### Material
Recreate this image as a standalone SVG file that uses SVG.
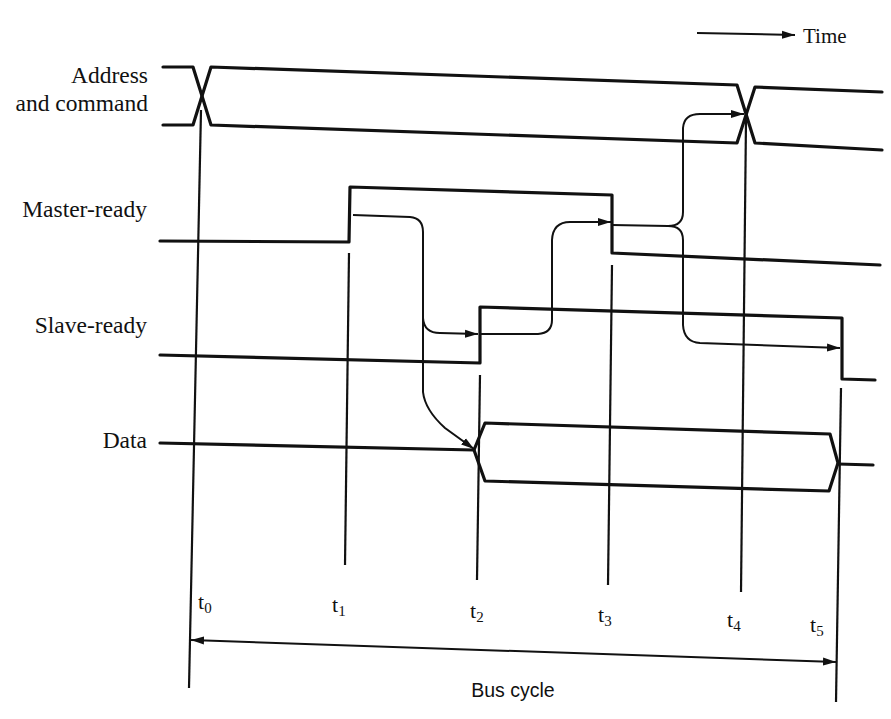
<svg xmlns="http://www.w3.org/2000/svg" width="891" height="719" viewBox="0 0 891 719">
<style>
.sig{fill:none;stroke:#111;stroke-width:3.2;stroke-linejoin:round;stroke-linecap:round}
.tm{fill:none;stroke:#111;stroke-width:2.2}
.ar{fill:none;stroke:#111;stroke-width:2}
.lbl{font-family:"Liberation Serif","Times New Roman",serif;font-size:23.5px;fill:#111}
.tl{font-family:"Liberation Serif","Times New Roman",serif;font-size:22px;fill:#111}
.sub{font-size:15px}
.bc{font-family:"Liberation Sans",Arial,sans-serif;font-size:19.5px;fill:#111}
</style>
<defs>
<marker id="ah" markerUnits="userSpaceOnUse" markerWidth="14" markerHeight="10" refX="13" refY="5" orient="auto-start-reverse">
<path d="M0,1 L13,5 L0,9 Z" fill="#111"/>
</marker>
</defs>
<rect width="891" height="719" fill="#fff"/>

<g id="time-arrow">
<path class="ar" d="M697,33 L795,35" marker-end="url(#ah)"/>
<text class="lbl" x="803" y="43" style="font-size:21px">Time</text>
</g>

<g id="address">
<text class="lbl" x="148" y="83" text-anchor="end">Address</text>
<text class="lbl" x="148" y="111" text-anchor="end">and command</text>
<path class="sig" d="M163,67 L193,67 L211,125 L737,143 L755,87 L882,92"/>
<path class="sig" d="M163,125 L193,125 L211,67 L737,85 L755,143 L882,150"/>
</g>

<g id="master-ready">
<text class="lbl" x="147" y="217" text-anchor="end">Master-ready</text>
<path class="sig" d="M160,241 L349,242 L350,187 L612,195 L612,253 L880,265"/>
</g>

<g id="slave-ready">
<text class="lbl" x="147" y="333" text-anchor="end">Slave-ready</text>
<path class="sig" d="M160,355 L480,363 L480,307 L842,318 L842,379 L875,380"/>
</g>

<g id="data">
<text class="lbl" x="147" y="448" text-anchor="end">Data</text>
<path class="sig" d="M160,443 L474,450"/>
<path class="sig" d="M474,450 L485,423 L830,434 L838,463 L829,491 L485,481 Z"/>
<path class="sig" d="M838,464 L873,465"/>
</g>

<g id="time-marks">
<path class="tm" d="M201,110 L189,688"/>
<path class="tm" d="M349,253 L345,565"/>
<path class="tm" d="M480,375 L477,580"/>
<path class="tm" d="M612,265 L608,585"/>
<path class="tm" d="M746,120 L741,592"/>
<path class="tm" d="M841,388 L836,702"/>
<text class="tl" x="198" y="609">t<tspan class="sub" dy="4">0</tspan></text>
<text class="tl" x="332" y="612">t<tspan class="sub" dy="4">1</tspan></text>
<text class="tl" x="470" y="618">t<tspan class="sub" dy="4">2</tspan></text>
<text class="tl" x="598" y="622">t<tspan class="sub" dy="4">3</tspan></text>
<text class="tl" x="727" y="627">t<tspan class="sub" dy="4">4</tspan></text>
<text class="tl" x="810" y="632">t<tspan class="sub" dy="4">5</tspan></text>
</g>

<g id="connectors">
<path class="ar" d="M353,215 L410,217 Q423,218 423,232 L423,318 Q424,333 440,333 L478,334" marker-end="url(#ah)"/>
<path class="ar" d="M423,318 L423,392 Q425,410 445,428 L474,449" marker-end="url(#ah)"/>
<path class="ar" d="M480,334 L538,334 Q552,333 552,320 L552,240 Q553,222 570,222 L611,222" marker-end="url(#ah)"/>
<path class="ar" d="M612,225 L668,226 Q683,226 683,212 L683,128 Q684,114 700,114 L744,114" marker-end="url(#ah)"/>
<path class="ar" d="M668,226 Q683,226 683,240 L683,325 Q684,342 700,343 L840,348" marker-end="url(#ah)"/>
</g>

<g id="bus-cycle">
<path class="ar" d="M191,640 L836,662" marker-start="url(#ah)" marker-end="url(#ah)"/>
<text class="bc" x="513" y="697" text-anchor="middle">Bus cycle</text>
</g>
</svg>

### Written request
Output each line exactly; omit every picture.

### Reply
Recreate this image as a standalone SVG file that uses SVG.
<svg xmlns="http://www.w3.org/2000/svg" width="891" height="719" viewBox="0 0 891 719">
<style>
.sig{fill:none;stroke:#111;stroke-width:3.2;stroke-linejoin:round;stroke-linecap:round}
.tm{fill:none;stroke:#111;stroke-width:2.2}
.ar{fill:none;stroke:#111;stroke-width:2}
.lbl{font-family:"Liberation Serif","Times New Roman",serif;font-size:23.5px;fill:#111}
.tl{font-family:"Liberation Serif","Times New Roman",serif;font-size:22px;fill:#111}
.sub{font-size:15px}
.bc{font-family:"Liberation Sans",Arial,sans-serif;font-size:19.5px;fill:#111}
</style>
<defs>
<marker id="ah" markerUnits="userSpaceOnUse" markerWidth="14" markerHeight="10" refX="13" refY="5" orient="auto-start-reverse">
<path d="M0,1 L13,5 L0,9 Z" fill="#111"/>
</marker>
</defs>
<rect width="891" height="719" fill="#fff"/>

<g id="time-arrow">
<path class="ar" d="M697,33 L795,35" marker-end="url(#ah)"/>
<text class="lbl" x="803" y="43" style="font-size:21px">Time</text>
</g>

<g id="address">
<text class="lbl" x="148" y="83" text-anchor="end">Address</text>
<text class="lbl" x="148" y="111" text-anchor="end">and command</text>
<path class="sig" d="M163,67 L193,67 L211,125 L737,143 L755,87 L882,92"/>
<path class="sig" d="M163,125 L193,125 L211,67 L737,85 L755,143 L882,150"/>
</g>

<g id="master-ready">
<text class="lbl" x="147" y="217" text-anchor="end">Master-ready</text>
<path class="sig" d="M160,241 L349,242 L350,187 L612,195 L612,253 L880,265"/>
</g>

<g id="slave-ready">
<text class="lbl" x="147" y="333" text-anchor="end">Slave-ready</text>
<path class="sig" d="M160,355 L480,363 L480,307 L842,318 L842,379 L875,380"/>
</g>

<g id="data">
<text class="lbl" x="147" y="448" text-anchor="end">Data</text>
<path class="sig" d="M160,443 L474,450"/>
<path class="sig" d="M474,450 L485,423 L830,434 L838,463 L829,491 L485,481 Z"/>
<path class="sig" d="M838,464 L873,465"/>
</g>

<g id="time-marks">
<path class="tm" d="M201,110 L189,688"/>
<path class="tm" d="M349,253 L345,565"/>
<path class="tm" d="M480,375 L477,580"/>
<path class="tm" d="M612,265 L608,585"/>
<path class="tm" d="M746,120 L741,592"/>
<path class="tm" d="M841,388 L836,702"/>
<text class="tl" x="198" y="609">t<tspan class="sub" dy="4">0</tspan></text>
<text class="tl" x="332" y="612">t<tspan class="sub" dy="4">1</tspan></text>
<text class="tl" x="470" y="618">t<tspan class="sub" dy="4">2</tspan></text>
<text class="tl" x="598" y="622">t<tspan class="sub" dy="4">3</tspan></text>
<text class="tl" x="727" y="627">t<tspan class="sub" dy="4">4</tspan></text>
<text class="tl" x="810" y="632">t<tspan class="sub" dy="4">5</tspan></text>
</g>

<g id="connectors">
<path class="ar" d="M353,215 L410,217 Q423,218 423,232 L423,318 Q424,333 440,333 L478,334" marker-end="url(#ah)"/>
<path class="ar" d="M423,318 L423,392 Q425,410 445,428 L474,449" marker-end="url(#ah)"/>
<path class="ar" d="M480,334 L538,334 Q552,333 552,320 L552,240 Q553,222 570,222 L611,222" marker-end="url(#ah)"/>
<path class="ar" d="M612,225 L668,226 Q683,226 683,212 L683,128 Q684,114 700,114 L744,114" marker-end="url(#ah)"/>
<path class="ar" d="M668,226 Q683,226 683,240 L683,325 Q684,342 700,343 L840,348" marker-end="url(#ah)"/>
</g>

<g id="bus-cycle">
<path class="ar" d="M191,640 L836,662" marker-start="url(#ah)" marker-end="url(#ah)"/>
<text class="bc" x="513" y="697" text-anchor="middle">Bus cycle</text>
</g>
</svg>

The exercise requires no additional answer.